Holding on to customers… Customer bases are intended to change, yet too frequently we hold tightly to known entities – and known revenue streams. Relationships that linger beyond their natural expiration dates sour, leaving lasting bad impressions.
Holding on to business models… What worked yesterday may not work today, and you’re nearly guaranteed that it won’t work tomorrow. Changing how we do business – adapting to evolving conditions – is essential for survival and success. Exploiting the impermanence proactively offers an unbeatable competitive advantage.

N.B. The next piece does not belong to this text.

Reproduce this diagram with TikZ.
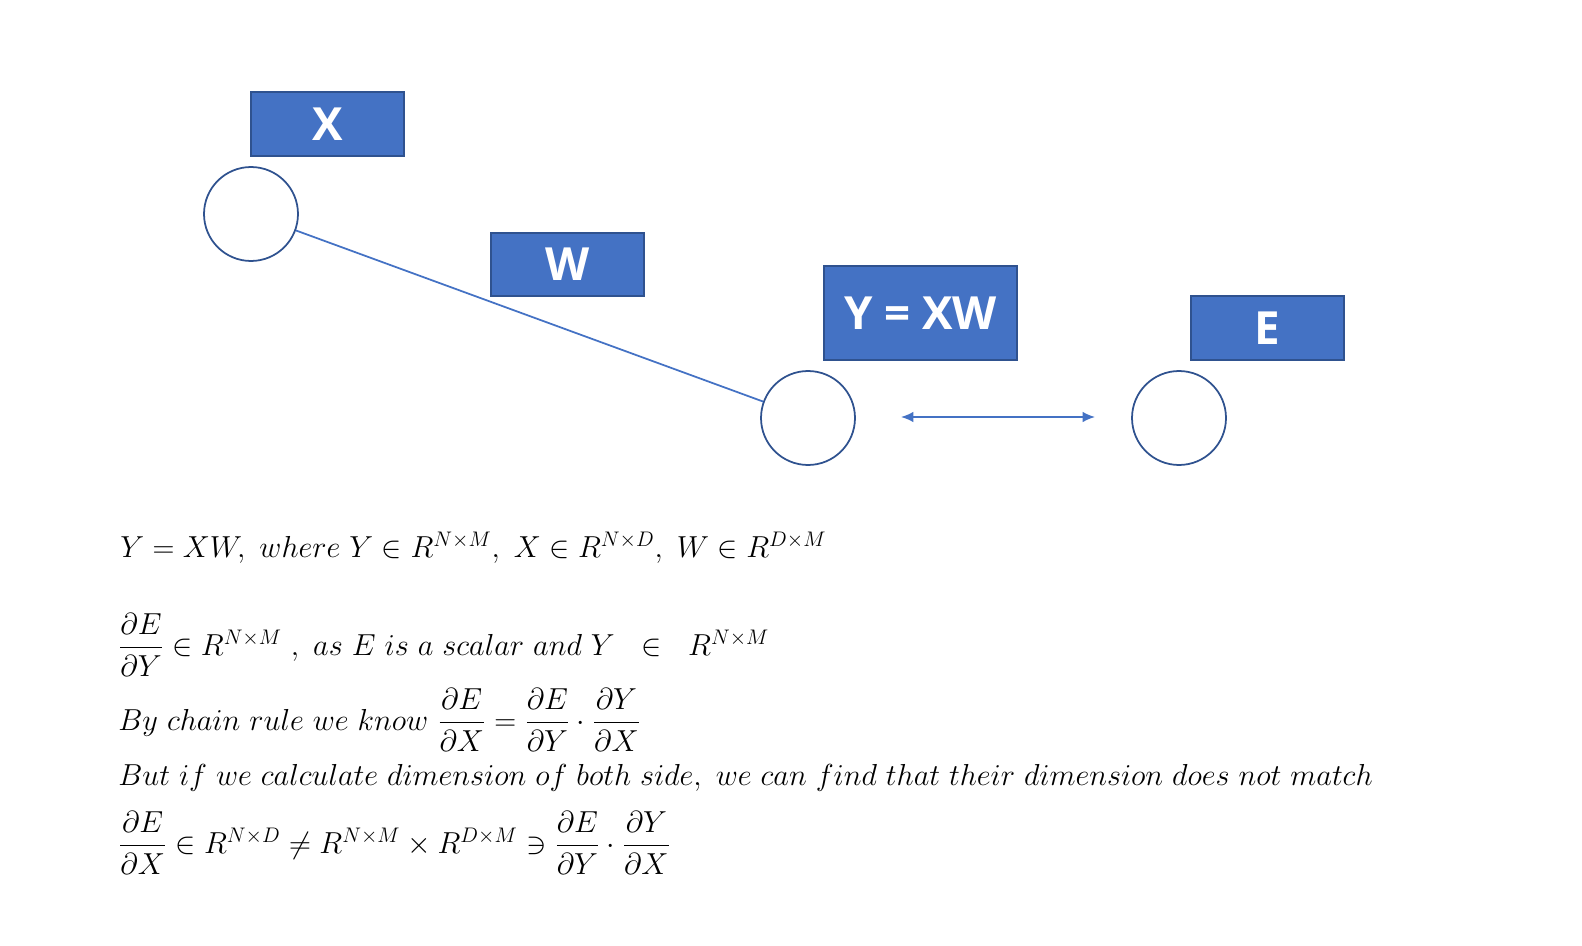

Holding on to employees… A leader’s greatest achievement is developing others and preparing them to move on. Yet, it’s also many leaders’ greatest nightmare. A desire to maintain the status quo translates into a range of machinations (some benevolent – and some heavy-handed) to retain talent that should be released to greater opportunities.
Holding on to what’s known and comfortable is natural, but it’s also limiting. The struggle to maintain what is can compromise today’s happiness and tomorrow’s success.
‘Negotiating the tension’ of our son’s departure from the family home and letting go with grace is easier when I focus on the gifts associated with the change: his expanded capacity, growth, and happiness. Motherly attachment over the past 22 years has shaped who I am… perhaps gracefully letting go will help shape who I’ll become.
What about you? What do you need or want to let go of? What gifts do you recognize in the changes happening around you?